I’m going to spin out a little on the last question–how has all interested parties learned from the late 90s?

I think here is where I’m going to give Crunchyroll a lot of credit. It’s exploiting what people commonly would call a “legal loophole” by playing up the worst-nightmare scenario that Hollywood didn’t quite fear as much as they would have if we rewind back to 1996. The DMCA safe harbor provision has shifted the liability off the ISP. It is rather dangerous to make your business ideas on top of a legal loophole, needless to say. But I think these notions are better taken by Google’s legal team as Youtube is a much bigger time bomb than CR is. After all, the only difference between the two is that CR offers an additional DTO option, and it doesn’t really make their case any worse in front of a judge than pure advertising-only money. Will Viacom win? I think that’s the question everyone who cares with digital distribution has to ask themselves.

And no quantity of moral posturing and ego wanking amounts to anything tangible when it comes to CR. I don’t really care if the guys running the outfit uploads fansubs to their own site while getting a footjob from a mysterious swordgirl, humming to Rick Astley, chewing on cats, and flaming people on the internet–all at the same time. If they can continue to hook up Japanese distributors with the American market in ways to adopt to the digital revolution, they are doing a good thing. Probably way better of a thing most of us fans can do. I recognize and I believe that there is some kind of legitimate, hurt feeling, somewhere, by what CR has done in their earlier days, but a lot of it is magnified by the common sort of ignorance you see everywhere on the web and not a rational view of the situation. It’s too bad.



Posted by omo in The Law, Popular Culture, Modern Visual Culture with 6 comments. Trackback link here.

6 Comments for 'Digital Delivery Drilldown'

  1. 1:13 AM, November 7th, 2008

    On the retail thing, most traditional retailers of single media - especially music - have died. The ones that are still around have had to diversify into being media retailers, eg selling DVDs, Music, Games, even hi-fi equipment and consumer electronics in some cases.

    If you consider games to be media (I don’t see why you wouldn’t) then you’ll find that the margins there aren’t too good either. They bolster their bottom lines by double or even triple-dipping on a single sale. First they sell it for a reasonable price, then they encourage you to bring it back in for store credit - usually substantially less than the wholesale price for the software if it was new - and re-sell that game for a substantial markup. So say that they sell you a game for $60, and its wholesale price is $30. You bring it back, they give you $15 trade-in for it. Then they put it back on the shelf for $45. They’ve then made $30 off the initial sale then $30 from the second sale. It’s a pretty lucrative model and it’s the chief reason why the games industry has been very resistant to the idea of digital distribution.
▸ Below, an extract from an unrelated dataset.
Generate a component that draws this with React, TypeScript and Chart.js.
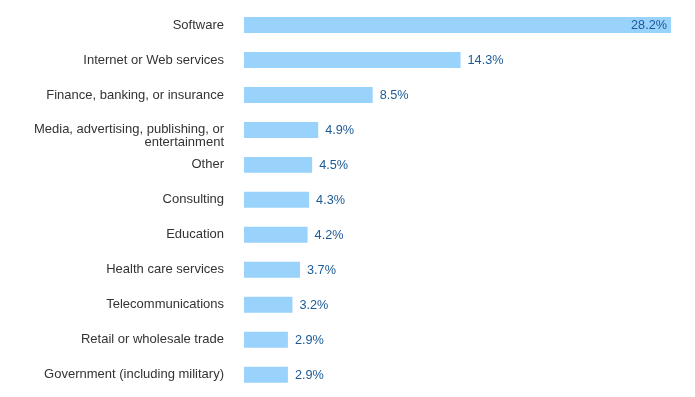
import React, { useEffect, useRef } from "react";
import { Chart, registerables } from "chart.js";

Chart.register(...registerables);

const categories: (string | string[])[] = [
  "Software",
  "Internet or Web services",
  "Finance, banking, or insurance",
  ["", "Media, advertising, publishing, or", "entertainment"],
  "Other",
  "Consulting",
  "Education",
  "Health care services",
  "Telecommunications",
  "Retail or wholesale trade",
  "Government (including military)",
];
const values: number[] = [28.2, 14.3, 8.5, 4.9, 4.5, 4.3, 4.2, 3.7, 3.2, 2.9, 2.9];

const BAR_COLOR = "#99d3fc";
const LABEL_COLOR = "#1b5a96";
const TICK_COLOR = "#333333";
const FONT = "'Liberation Sans', Arial, sans-serif";

const valueLabels = {
  id: "valueLabels",
  afterDatasetsDraw(chart: any) {
    const ctx = chart.ctx;
    const meta = chart.getDatasetMeta(0);
    const area = chart.chartArea;
    ctx.save();
    ctx.font = `12.7px ${FONT}`;
    ctx.fillStyle = LABEL_COLOR;
    ctx.textBaseline = "middle";
    meta.data.forEach((bar: any, i: number) => {
      const text = values[i].toFixed(1) + "%";
      const w = ctx.measureText(text).width;
      if (bar.x + 7 + w > area.right + 20) {
        ctx.textAlign = "right";
        ctx.fillText(text, bar.x - 4, bar.y + 1);
      } else {
        ctx.textAlign = "left";
        ctx.fillText(text, bar.x + 7, bar.y + 1);
      }
    });
    ctx.restore();
  },
};

export default function App() {
  const ref = useRef<HTMLCanvasElement | null>(null);
  useEffect(() => {
    if (!ref.current) return;
    const chart = new Chart(ref.current, {
      type: "bar",
      data: {
        labels: categories,
        datasets: [
          {
            data: values,
            backgroundColor: BAR_COLOR,
            borderWidth: 0,
            barPercentage: 0.457,
            categoryPercentage: 1,
          },
        ],
      },
      options: {
        indexAxis: "y",
        animation: false,
        responsive: false,
        maintainAspectRatio: false,
        layout: { padding: { top: 7.5, bottom: 4.8, left: 0, right: 24 } },
        plugins: {
          legend: { display: false },
          tooltip: { enabled: false },
        },
        scales: {
          x: {
            display: false,
            min: 0,
            max: 28.2,
          },
          y: {
            grid: { display: false, drawTicks: false },
            border: { display: false },
            ticks: {
              color: TICK_COLOR,
              font: { family: FONT, size: 13, lineHeight: 1.0 },
              padding: 20,
              autoSkip: false,
            },
            afterFit(scale: any) {
              scale.width = 244;
              scale.paddingTop = 0;
              scale.paddingBottom = 0;
            },
          },
        },
      },
      plugins: [valueLabels],
    });
    return () => chart.destroy();
  }, []);
  return (
    <div style={{ position: "fixed", left: 0, top: 0, width: 695, height: 397, background: "#fff" }}>
      <canvas ref={ref} width={695} height={397} style={{ width: 695, height: 397, display: "block" }} />
    </div>
  );
}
    Also, I was under the impression that the digital distribution initiatives that Gonzo had done recently actually had made them a fair wad of cash? Essentially, digital distribution is advertising for a full-on release. People who pay to access that are paying for you to advertise your products to them.

    My personal opinion is that the ideal anime portal would stream episodes, with quick ads inserted - before the OP, between the eyecatches, and before the next episode preview - 10-15 seconds, maybe 30 seconds in the eyecatch stuff. Want it without ads? Buy it for $2-3 and download a higher quality copy to your own PC or watch an ad-free stream. There’s a fair amount of profit potential there, I would think, assuming you get some decent advertisers on board. Even better if the inserted advertising could be dynamic and adjust to the user. I’d be surprised if google didn’t have people researching how to do that for youtube already.
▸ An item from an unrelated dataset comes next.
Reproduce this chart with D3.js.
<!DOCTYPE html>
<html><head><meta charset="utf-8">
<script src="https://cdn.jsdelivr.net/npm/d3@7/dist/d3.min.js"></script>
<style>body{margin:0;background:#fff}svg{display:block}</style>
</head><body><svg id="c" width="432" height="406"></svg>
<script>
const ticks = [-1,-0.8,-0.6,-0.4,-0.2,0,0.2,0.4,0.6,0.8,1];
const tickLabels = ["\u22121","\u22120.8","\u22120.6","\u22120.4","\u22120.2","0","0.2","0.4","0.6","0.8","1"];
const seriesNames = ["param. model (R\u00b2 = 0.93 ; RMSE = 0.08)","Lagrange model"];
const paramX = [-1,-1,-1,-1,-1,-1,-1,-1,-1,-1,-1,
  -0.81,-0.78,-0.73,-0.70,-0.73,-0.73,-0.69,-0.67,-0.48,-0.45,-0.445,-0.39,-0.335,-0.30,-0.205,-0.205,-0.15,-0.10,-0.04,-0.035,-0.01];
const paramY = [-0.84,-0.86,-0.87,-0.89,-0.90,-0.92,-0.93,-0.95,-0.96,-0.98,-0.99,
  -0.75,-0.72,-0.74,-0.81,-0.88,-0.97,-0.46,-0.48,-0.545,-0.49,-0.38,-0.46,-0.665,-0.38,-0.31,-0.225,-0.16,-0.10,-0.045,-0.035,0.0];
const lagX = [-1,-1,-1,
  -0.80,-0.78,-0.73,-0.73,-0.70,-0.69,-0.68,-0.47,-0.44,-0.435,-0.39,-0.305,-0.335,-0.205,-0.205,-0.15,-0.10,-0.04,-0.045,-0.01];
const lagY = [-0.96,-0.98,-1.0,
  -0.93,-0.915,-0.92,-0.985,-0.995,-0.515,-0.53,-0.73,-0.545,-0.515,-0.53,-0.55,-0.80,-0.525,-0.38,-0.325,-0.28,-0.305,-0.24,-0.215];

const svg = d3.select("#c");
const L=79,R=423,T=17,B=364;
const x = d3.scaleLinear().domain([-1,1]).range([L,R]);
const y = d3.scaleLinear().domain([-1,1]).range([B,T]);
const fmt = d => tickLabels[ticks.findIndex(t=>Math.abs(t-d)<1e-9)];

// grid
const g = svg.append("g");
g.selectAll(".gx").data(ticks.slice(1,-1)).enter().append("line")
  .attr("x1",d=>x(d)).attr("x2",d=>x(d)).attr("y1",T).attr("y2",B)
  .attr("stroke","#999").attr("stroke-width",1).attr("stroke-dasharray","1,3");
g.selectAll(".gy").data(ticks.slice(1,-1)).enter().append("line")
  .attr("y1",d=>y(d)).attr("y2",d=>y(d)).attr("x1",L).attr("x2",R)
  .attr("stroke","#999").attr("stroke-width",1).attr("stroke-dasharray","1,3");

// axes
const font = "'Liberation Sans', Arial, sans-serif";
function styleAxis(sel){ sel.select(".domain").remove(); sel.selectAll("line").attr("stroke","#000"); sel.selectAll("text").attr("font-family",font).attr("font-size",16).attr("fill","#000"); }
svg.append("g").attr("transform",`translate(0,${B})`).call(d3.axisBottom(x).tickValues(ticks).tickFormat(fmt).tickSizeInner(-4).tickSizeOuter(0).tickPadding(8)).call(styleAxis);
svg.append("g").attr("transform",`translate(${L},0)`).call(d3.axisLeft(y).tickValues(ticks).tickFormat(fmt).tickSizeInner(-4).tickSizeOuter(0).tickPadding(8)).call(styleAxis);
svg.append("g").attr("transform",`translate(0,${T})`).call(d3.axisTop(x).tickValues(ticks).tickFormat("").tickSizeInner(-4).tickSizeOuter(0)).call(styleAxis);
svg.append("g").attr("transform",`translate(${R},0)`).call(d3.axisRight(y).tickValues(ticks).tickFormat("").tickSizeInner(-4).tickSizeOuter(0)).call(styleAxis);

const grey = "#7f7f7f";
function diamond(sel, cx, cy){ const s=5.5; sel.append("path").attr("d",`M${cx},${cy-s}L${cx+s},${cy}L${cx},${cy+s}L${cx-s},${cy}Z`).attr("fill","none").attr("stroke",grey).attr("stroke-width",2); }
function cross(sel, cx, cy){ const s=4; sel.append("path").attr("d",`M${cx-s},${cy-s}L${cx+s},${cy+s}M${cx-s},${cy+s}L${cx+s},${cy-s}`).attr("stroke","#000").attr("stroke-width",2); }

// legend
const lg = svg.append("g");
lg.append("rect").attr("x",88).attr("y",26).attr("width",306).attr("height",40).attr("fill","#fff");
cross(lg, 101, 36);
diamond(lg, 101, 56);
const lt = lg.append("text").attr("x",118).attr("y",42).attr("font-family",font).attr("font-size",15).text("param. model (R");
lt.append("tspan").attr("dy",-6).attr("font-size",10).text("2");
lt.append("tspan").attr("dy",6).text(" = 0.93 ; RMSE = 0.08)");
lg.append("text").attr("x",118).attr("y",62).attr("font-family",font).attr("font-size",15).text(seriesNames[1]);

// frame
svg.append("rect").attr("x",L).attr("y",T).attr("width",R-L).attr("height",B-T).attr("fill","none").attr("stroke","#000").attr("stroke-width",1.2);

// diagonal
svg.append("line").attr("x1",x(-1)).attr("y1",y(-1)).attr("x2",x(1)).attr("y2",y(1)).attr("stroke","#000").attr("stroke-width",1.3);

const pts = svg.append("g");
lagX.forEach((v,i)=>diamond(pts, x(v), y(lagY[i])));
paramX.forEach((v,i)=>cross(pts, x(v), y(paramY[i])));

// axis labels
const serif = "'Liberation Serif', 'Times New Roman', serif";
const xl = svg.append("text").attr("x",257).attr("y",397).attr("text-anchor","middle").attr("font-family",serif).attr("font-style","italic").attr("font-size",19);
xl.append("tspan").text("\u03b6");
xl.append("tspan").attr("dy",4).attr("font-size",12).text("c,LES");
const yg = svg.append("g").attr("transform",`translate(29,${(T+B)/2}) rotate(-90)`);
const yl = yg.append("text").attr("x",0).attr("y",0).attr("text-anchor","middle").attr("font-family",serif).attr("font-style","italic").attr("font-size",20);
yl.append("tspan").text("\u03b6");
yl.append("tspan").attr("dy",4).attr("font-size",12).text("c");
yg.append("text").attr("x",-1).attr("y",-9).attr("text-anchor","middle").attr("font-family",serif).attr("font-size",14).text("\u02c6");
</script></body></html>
  2. 1:58 AM, November 7th, 2008

    I disagree that there’s that much profit in DTO at that kind of prices. Using Hulu for example, the ad revenue from that is very small. An extra $3 is nothing considering the margins content holders make. With the numbers available I think it comes to something like the total cost of ad-supported revenue from 26 episodes of some half-hour anime is about the same as 1 volume of DVD sold at retail. Once you make it DTO w/o DRM, you’ve not only sold out for cheap, that ownership status is going to eat into your legit DVD sales, in essence a self-defeating act.
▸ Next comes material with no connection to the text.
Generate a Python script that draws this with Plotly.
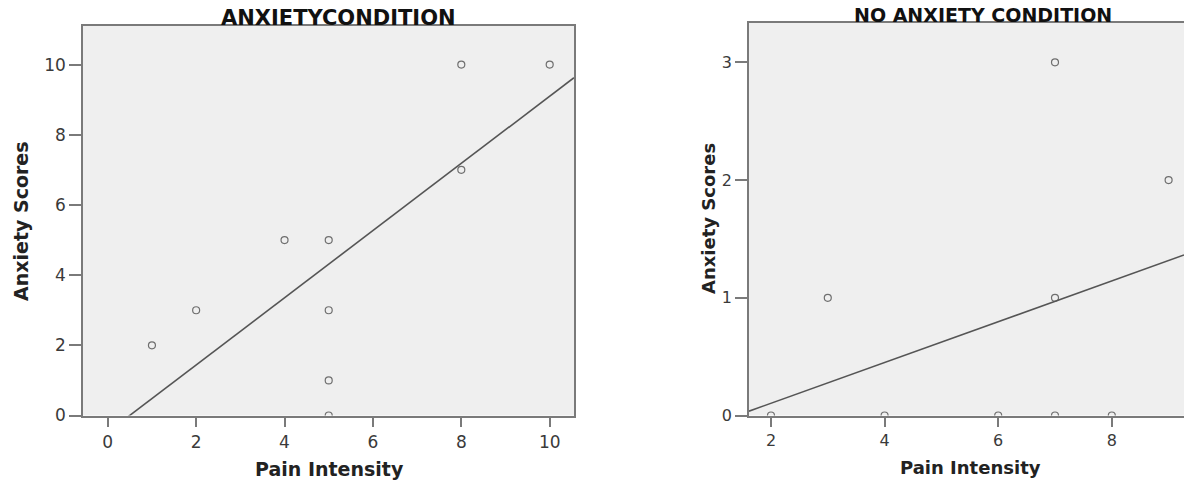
import numpy as np
import plotly.graph_objects as go

# ---- data ----
anx_pain = [1, 2, 4, 5, 5, 5, 5, 8, 8, 10]
anx_scores = [2, 3, 5, 5, 3, 1, 0, 10, 7, 10]
noanx_pain = [2, 3, 4, 6, 7, 7, 7, 8, 9]
noanx_scores = [0, 1, 0, 0, 3, 1, 0, 0, 2]

left_xticks = [0, 2, 4, 6, 8, 10]
left_yticks = [0, 2, 4, 6, 8, 10]
right_xticks = [2, 4, 6, 8]
right_yticks = [0, 1, 2, 3]

left_title = "ANXIETYCONDITION"
right_title = "NO ANXIETY CONDITION"
x_title = "Pain Intensity"
y_title = "Anxiety Scores"

W, H = 1184, 483
FONT = "DejaVu Sans"
BORDER = "#7a7a7a"
BG = "#efefef"
MARK = "#6f6f6f"
LINE = "#555555"

left_xrange = [-0.56, 10.55]
left_yrange = [0, 11.1]
right_xrange = [1.613, 9.271]
right_yrange = [0, 3.337]


def px_x(p):
    return p / W


def px_y(p):
    return 1 - p / H


def fit_line(x, y, xr):
    slope, intercept = np.polyfit(x, y, 1)
    xs = np.array(xr)
    return xs, slope * xs + intercept


fig = go.Figure()

fig.add_trace(go.Scatter(
    x=anx_pain, y=anx_scores, mode="markers",
    marker=dict(symbol="circle-open", size=7, color=MARK, line=dict(width=1.2)),
    xaxis="x", yaxis="y", showlegend=False, cliponaxis=True))
lx, ly = fit_line(anx_pain, anx_scores, left_xrange)
fig.add_trace(go.Scatter(
    x=lx, y=ly, mode="lines", line=dict(color=LINE, width=1.6),
    xaxis="x", yaxis="y", showlegend=False))

fig.add_trace(go.Scatter(
    x=noanx_pain, y=noanx_scores, mode="markers",
    marker=dict(symbol="circle-open", size=7, color=MARK, line=dict(width=1.2)),
    xaxis="x2", yaxis="y2", showlegend=False, cliponaxis=True))
rx, ry = fit_line(noanx_pain, noanx_scores, right_xrange)
fig.add_trace(go.Scatter(
    x=rx, y=ry, mode="lines", line=dict(color=LINE, width=1.6),
    xaxis="x2", yaxis="y2", showlegend=False))

tickfont = dict(family=FONT, size=17, color="#3a3a3a")
tickfont_r = dict(family=FONT, size=16, color="#3a3a3a")

common_x = dict(showgrid=False, zeroline=False, showline=True, linecolor=BORDER,
                linewidth=1.5, ticks="outside", tickcolor=BORDER, tickwidth=1.5,
                ticklen=10, fixedrange=True, automargin=False)
common_y = dict(showgrid=False, zeroline=False, showline=True, linecolor=BORDER,
                linewidth=1.5, ticks="outside", tickcolor=BORDER, tickwidth=1.5,
                ticklen=12, fixedrange=True, automargin=False)

fig.update_layout(
    template="none",
    width=W, height=H, autosize=False,
    margin=dict(l=0, r=0, t=0, b=0, pad=0),
    paper_bgcolor="white",
    plot_bgcolor=BG,
    xaxis=dict(domain=[px_x(83), px_x(574)], range=left_xrange, anchor="y",
               tickvals=left_xticks, tickfont=tickfont, mirror=True, **common_x),
    yaxis=dict(domain=[px_y(415.5), px_y(26)], range=left_yrange, anchor="x",
               tickvals=left_yticks, tickfont=tickfont, mirror=True, **common_y),
    xaxis2=dict(domain=[px_x(749), 1.0], range=right_xrange, anchor="y2",
                tickvals=right_xticks, tickfont=tickfont_r, mirror=True, **common_x),
    yaxis2=dict(domain=[px_y(415.5), px_y(22.7)], range=right_yrange, anchor="x2",
                tickvals=right_yticks, tickfont=tickfont_r, mirror=False, **common_y),
)

anns = [
    dict(text=f"<b>{left_title}</b>", x=px_x(338), y=px_y(17.5),
         font=dict(family=FONT, size=21, color="#111111")),
    dict(text=f"<b>{right_title}</b>", x=px_x(983), y=px_y(15.5),
         font=dict(family=FONT, size=19, color="#111111")),
    dict(text=f"<b>{x_title}</b>", x=px_x(329), y=px_y(469),
         font=dict(family=FONT, size=19, color="#222222")),
    dict(text=f"<b>{x_title}</b>", x=px_x(970), y=px_y(467),
         font=dict(family=FONT, size=18, color="#222222")),
    dict(text=f"<b>{y_title}</b>", x=px_x(21), y=px_y(221), textangle=-90,
         font=dict(family=FONT, size=19, color="#222222")),
    dict(text=f"<b>{y_title}</b>", x=px_x(708), y=px_y(219), textangle=-90,
         font=dict(family=FONT, size=18, color="#222222")),
]
for a in anns:
    fig.add_annotation(xref="paper", yref="paper", showarrow=False,
                       xanchor="center", yanchor="middle", **a)

fig.write_html("out.html")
    I haven’t seen any numbers relating Gonzo’s success with their online distribution with anything. Only thing I’ve read is Strike Witches is selling well, but that’s more attributed to its content than how it was marketed I would think.

  3. 5:49 AM, November 7th, 2008

    But the production costs on a single DVD volume are much higher than an all digital, sub-only release. For one thing, they generally spend a fair whack on dubbing.

    As I said, it’s advertising for a full release. And while the profit potential may be smaller, it’s essentially extra profit on the top of DVD sales - just because you have DTO offerings doesn’t mean you’re not going to do as well with DVD sales. In fact, it could also be an invaluable market research tool for deciding how much effort to actually put into producing and marketing your DVD/Blu-ray release. Not to mention the potential for engaging with a wider market than your usual DVD-buying crowd.

    Also, the reason I said $2-3 is that personally I could never see myself paying more than $3 for a subtitled DTO release, unless it was in HD and sans DRM, which I’m pretty sure we can agree isn’t going to happen any time soon.

  4. 8:14 AM, November 7th, 2008

    Yea, not going to happen. Either the price has to be much higher or, as I see it, no DTO.

    Production costs on a single DVD is much higher than some digital subs for release, you are right, but they still make a lot more money on a per-episode basis per unit. So once they sell over a certain number of units, it’s a much more profitable way to do things. I hope you understand this fact because it is a major point in my post.

    You say about advertising, but I think they can advertise just fine with streaming only and no DTO. As for market research, streaming numbers can very well reflect how well a title sells, too. DTO can cannibalize DVD sales, if fansubs could do the same.

  5. 12:08 PM, November 7th, 2008

    DTO can cannibalize DVD sales, if fansubs could do the same.

    That’s something not a lot of people have mentioned, but when you put it like that it starts to seem obvious why it’s not provided more often. Maybe that’s an unspoken reason why providers are more likely to give us pseudo-ownership through DRM’ed files — sure it “fights piracy” or whatever, but all other things being equal (DRM’ed files could be the same quality etc.) you’ll never own them the way you can a DVD and that will keep people coming back to buy the higher-margin plastic discs.

  6. 12:25 PM, November 7th, 2008

    this is the reason why DRM-free DTO is not available for pretty much anything you can watch streamed, for free, with a local release available or on the horizon. The only exception to this are the BOSTTVs out there–small brand, low budget, niche productions.

    Let’s just take a look. BOSTTV releases DRM-free titles DTO. How many of them have been licensed in the US? 1? If you look at the number very hard you can see that this is something that’s really important but nobody realizes the correlation between, actually, DRM-free releases versus desirability for proliferation. They are actually in the inverse once you put into consideration that a title doesn’t get out there unless it has the marketing, and a company isn’t going to market a title that they can’t sell, and to sell they need to screw up the freebies to give buyers an incentive to buy.